现在我们只需创建一个笔记本来执行一些 Python 代码,在工作区中汇总并创建管道。

在工作区中创建新的笔记本:

屏幕截图显示如何在 Fabric 数据工厂工作区中创建新的笔记本。

在代码区域输入以下代码,该代码设置所需的库和配置并对图像进行编码:

# Configuration
AZURE_OPENAI_KEY = "<Your Azure OpenAI key>"
AZURE_OPENAI_GPT4O_ENDPOINT = "<Your Azure OpenAI gpt-4o deployment endpoint>"
IMAGE_PATH = "<Path to your uploaded image file>" # For example, "/lakehouse/default/files/images/pipeline.png"

# Install the OpenAI library
!pip install semantic-link --q 
!pip uninstall --yes openai
!pip install openai
%pip install openai --upgrade

# Imports
import os
import requests
import base64
import json
import time
import pprint
import openai
import sempy.fabric as fabric
import pandas as pd

# Load the image
image_bytes = open(IMAGE_PATH, 'rb').read()
encoded_image = base64.b64encode(image_bytes).decode('ascii')

## Request headers
headers = {
    "Content-Type": "application/json",
    "api-key": AZURE_OPENAI_KEY,
}

运行此代码块来配置环境。

步骤 3:使用 gpt-4o 来描述管道(可选)

此步骤为可选,但它向你展示了从图像中提取详细信息是多么简单,这可能与你的目的相关。 如果不执行此步骤,你仍然可以在下一步生成管道 JSON。

首先在笔记本的主菜单上选择“编辑”,然后选择工具栏上的“+ 在下方添加代码单元格”按钮,以便在上一个代码块后添加新的代码块。

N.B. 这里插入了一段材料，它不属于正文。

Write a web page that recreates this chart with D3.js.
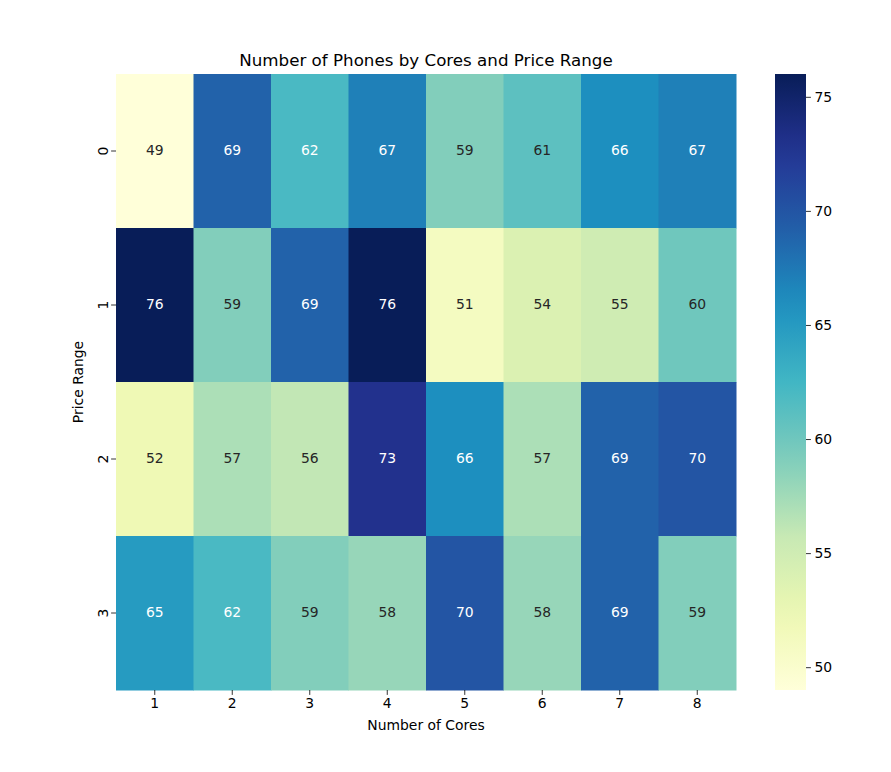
<!DOCTYPE html>
<html>
<head>
<meta charset="utf-8">
<script src="https://cdn.jsdelivr.net/npm/d3@7"></script>
<style>
  body { margin: 0; background: #fff; }
  text { font-family: "DejaVu Sans", sans-serif; fill: #000; }
  .axis path { display: none; }
  .axis line { stroke: #000; stroke-width: 0.8; }
</style>
</head>
<body>
<div id="chart"></div>
<script>
// Data
var cores = [1, 2, 3, 4, 5, 6, 7, 8];
var priceRanges = [0, 1, 2, 3];
var counts0 = [49, 69, 62, 67, 59, 61, 66, 67];
var counts1 = [76, 59, 69, 76, 51, 54, 55, 60];
var counts2 = [52, 57, 56, 73, 66, 57, 69, 70];
var counts3 = [65, 62, 59, 58, 70, 58, 69, 59];
var colorTicks = [50, 55, 60, 65, 70, 75];

var rows = [counts0, counts1, counts2, counts3];

(function() {
  var W = 891, H = 772;
  var margin = { top: 74, left: 116 },
      width = 620,
      height = 616;

  var cells = [];
  rows.forEach(function(r, i) {
    r.forEach(function(v, j) {
      cells.push({ price: priceRanges[i], core: cores[j], value: v });
    });
  });

  var vmin = d3.min(cells, function(d) { return d.value; });
  var vmax = d3.max(cells, function(d) { return d.value; });

  // matplotlib YlGnBu (linear segmented)
  var ylgnbu = d3.piecewise(d3.interpolateRgb, [
    "#ffffd9", "#edf8b1", "#c7e9b4", "#7fcdbb", "#41b6c4",
    "#1d91c0", "#225ea8", "#253494", "#081d58"
  ]);
  var color = d3.scaleSequential(ylgnbu).domain([vmin, vmax]);

  var x = d3.scaleBand().domain(cores).range([0, width]);
  var y = d3.scaleBand().domain(priceRanges).range([0, height]);

  var svg = d3.select("#chart").append("svg")
    .attr("width", W)
    .attr("height", H);

  var g = svg.append("g")
    .attr("transform", "translate(" + margin.left + "," + margin.top + ")");

  g.selectAll("rect.cell")
      .data(cells)
    .enter().append("rect")
      .attr("class", "cell")
      .attr("x", function(d) { return x(d.core); })
      .attr("y", function(d) { return y(d.price); })
      .attr("width", x.bandwidth() + 0.5)
      .attr("height", y.bandwidth() + 0.5)
      .attr("fill", function(d) { return color(d.value); });

  // seaborn picks text colour by luminance
  function lum(c) {
    var rgb = d3.rgb(c);
    var f = function(v) {
      v = v / 255;
      return v <= 0.03928 ? v / 12.92 : Math.pow((v + 0.055) / 1.055, 2.4);
    };
    return 0.2126 * f(rgb.r) + 0.7152 * f(rgb.g) + 0.0722 * f(rgb.b);
  }

  g.selectAll("text.annot")
      .data(cells)
    .enter().append("text")
      .attr("class", "annot")
      .attr("x", function(d) { return x(d.core) + x.bandwidth() / 2; })
      .attr("y", function(d) { return y(d.price) + y.bandwidth() / 2 - 1; })
      .attr("text-anchor", "middle")
      .attr("dominant-baseline", "central")
      .style("font-size", "13.9px")
      .style("fill", function(d) { return lum(color(d.value)) > 0.408 ? "#262626" : "#ffffff"; })
      .text(function(d) { return d.value; });

  // Axes
  var xAxis = g.append("g")
    .attr("class", "axis")
    .attr("transform", "translate(0," + height + ")")
    .call(d3.axisBottom(x).tickSize(4.9).tickPadding(3.5));
  xAxis.selectAll("text").style("font-size", "13.9px");

  var yAxis = g.append("g")
    .attr("class", "axis")
    .call(d3.axisLeft(y).tickSize(4.9).tickPadding(3.5));
  yAxis.selectAll("text")
    .style("font-size", "13.9px")
    .attr("transform", function() {
      return "rotate(-90," + (-8.4) + ",0)";
    })
    .attr("x", -8.4)
    .attr("dy", "0")
    .attr("text-anchor", "middle")
    .attr("dominant-baseline", "auto");

  g.append("text")
    .attr("x", width / 2)
    .attr("y", height + 40)
    .attr("text-anchor", "middle")
    .style("font-size", "13.9px")
    .text("Number of Cores");

  g.append("text")
    .attr("transform", "translate(-33," + height / 2 + ") rotate(-90)")
    .attr("text-anchor", "middle")
    .style("font-size", "13.9px")
    .text("Price Range");

  g.append("text")
    .attr("x", width / 2)
    .attr("y", -8.3)
    .attr("text-anchor", "middle")
    .style("font-size", "16.7px")
    .text("Number of Phones by Cores and Price Range");

  // Colorbar
  var cbX = 775, cbW = 31;
  var cb = svg.append("g").attr("transform", "translate(" + cbX + "," + margin.top + ")");
  var cScale = d3.scaleLinear().domain([vmin, vmax]).range([height, 0]);

  var defs = svg.append("defs");
  var grad = defs.append("linearGradient")
    .attr("id", "cbgrad")
    .attr("x1", 0).attr("y1", 1).attr("x2", 0).attr("y2", 0);
  d3.range(0, 1.0001, 0.05).forEach(function(t) {
    grad.append("stop")
      .attr("offset", t)
      .attr("stop-color", color(vmin + t * (vmax - vmin)));
  });

  cb.append("rect")
    .attr("width", cbW)
    .attr("height", height)
    .attr("fill", "url(#cbgrad)");

  var cAxis = cb.append("g")
    .attr("class", "axis")
    .attr("transform", "translate(" + cbW + ",0)")
    .call(d3.axisRight(cScale).tickValues(colorTicks).tickSize(4.9).tickPadding(3.5));
  cAxis.selectAll("text").style("font-size", "13.9px");
})();
</script>
</body>
</html>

屏幕截图显示在笔记本编辑器中的当前代码单元格下方的何处添加新的代码单元格。

然后将以下代码添加到新的部分。 此代码演示 gpt-4o 如何解释和汇总图像以了解其内容。

# Summarize the image

## Request payload
payload = {
    "messages": [
    {
        "role": "system",
        "content": [
        {
            "type": "text",
            "text": "You are an AI assistant that helps an Azure engineer understand an image that likely shows a Data Factory in Microsoft Fabric pipeline. Show list of pipeline activities and how they are connected."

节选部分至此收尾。